The current monthly income analysis form (CMI) allows certain deduction for vehicle expenses depending on how many vehicles a debtor owns. If the debtor owns a vehicle that is more than six years old and has been driven at least 75,000 miles, the IRS in its Manual Chapter 8 Part 5 allows the debtor to add an additional $200 to the expense of operating the car.
In a recent case in the 9th Circuit, Drummond v. Luedtke, ___ B.R. ___, 2014 (1386618 9th Cir. BAP, April 9, 2014), however, the 9th Circuit ruled that the Debtor could not take the added deduction. The court held that because the IRS’s Financial Analysis Handbook IRM Part 5, Chapter 15, Section 1 (the section that outlines expenses) did not provide for this additional expense, it was improper for the bankruptcy court to allow it. The section relied on by the debtors only applies to when the IRS is considering an offer and compromise, it does not apply to bankruptcy situations.

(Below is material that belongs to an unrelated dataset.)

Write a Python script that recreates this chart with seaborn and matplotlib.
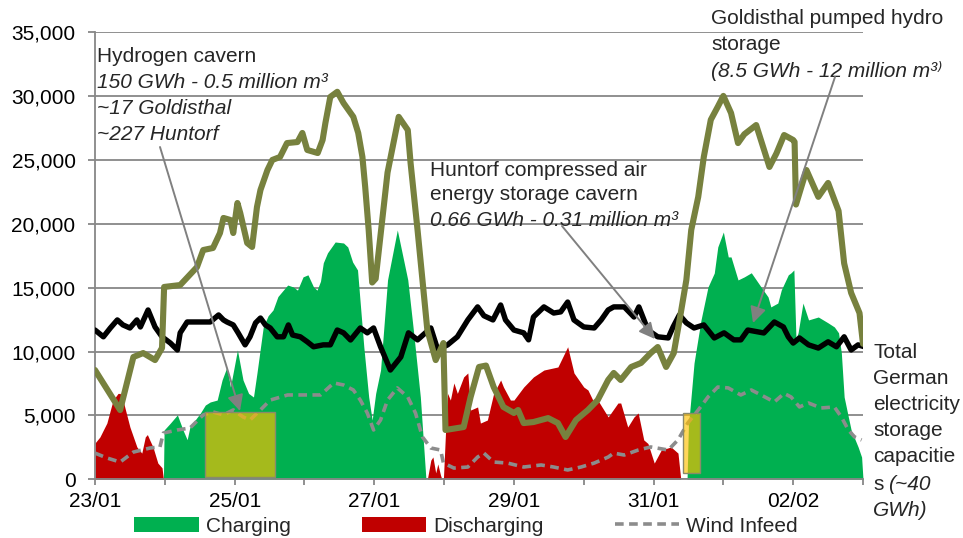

However, the court did leave the issue open, as it indicated that the debtors in this case did not provide any evidence that they were spending $200 more than the allowable expense on the vehicle. Accordingly, I recommend that if a debtor wants to add this expense on the CMI form, he should first provide his attorney with receipts for all the expenses he incurred in maintaining the car for the last 6 months.